Kernel Rating (out of 5):
MPAA Rating: PG-13 Length: 113 minutes
Age Appropriate For: 12+. There’s some cursing, as well as mentions of drug use and underage drinking. But this documentary could be an excellent conversation-starter for parents and their children, about the consequences of their actions, the shortcomings of the justice system, and the importance of being educated about your rights. The film unfortunately shirks away from some of the hardest questions, but it’s still thought-provoking.
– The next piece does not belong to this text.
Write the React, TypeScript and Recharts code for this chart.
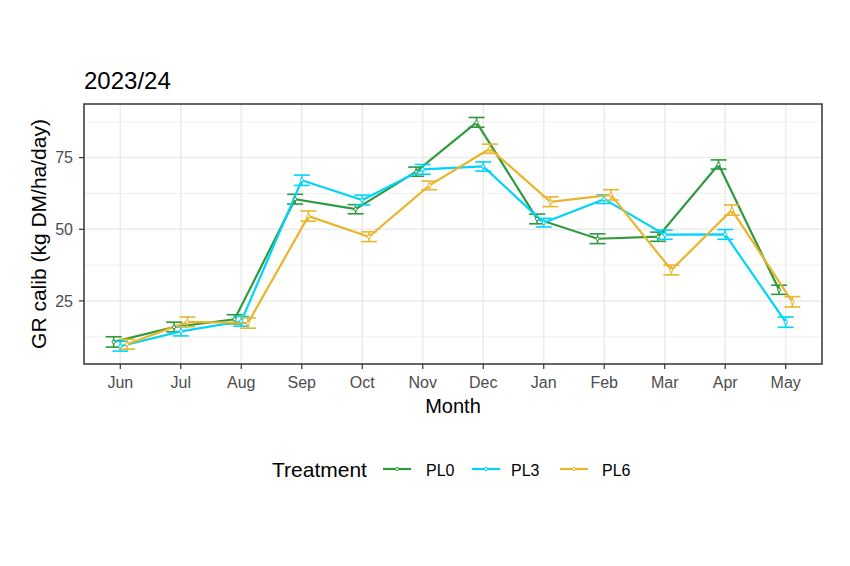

Documentary ‘Kids for Cash’ considers two Pennsylvania judges who five years ago were implicated in a scandal involving sending kids to a private detention center, no matter their crime, for cash kickbacks. The failure of the zero-tolerance policy and the shocking hypocrisy at play here by people whose primary concern is supposed to be protecting children is gripping stuff.
By Roxana Hadadi
You may have already heard about the “kids for cash” scandal of Luzerne County, Pennsylvania. When the story broke five years ago of two judges allegedly accepting cash kickbacks for sending juvenile offenders to a private detention center, the claims were everywhere: the Internet, cable news channels, print media. Some years removed, director Robert May’s documentary “Kids for Cash” reconnects with the implicated judges, the children and parents affected, and the media, advocacy groups, and other lawyers involved in the scandal. What he comes up with is mostly engaging and infuriating stuff.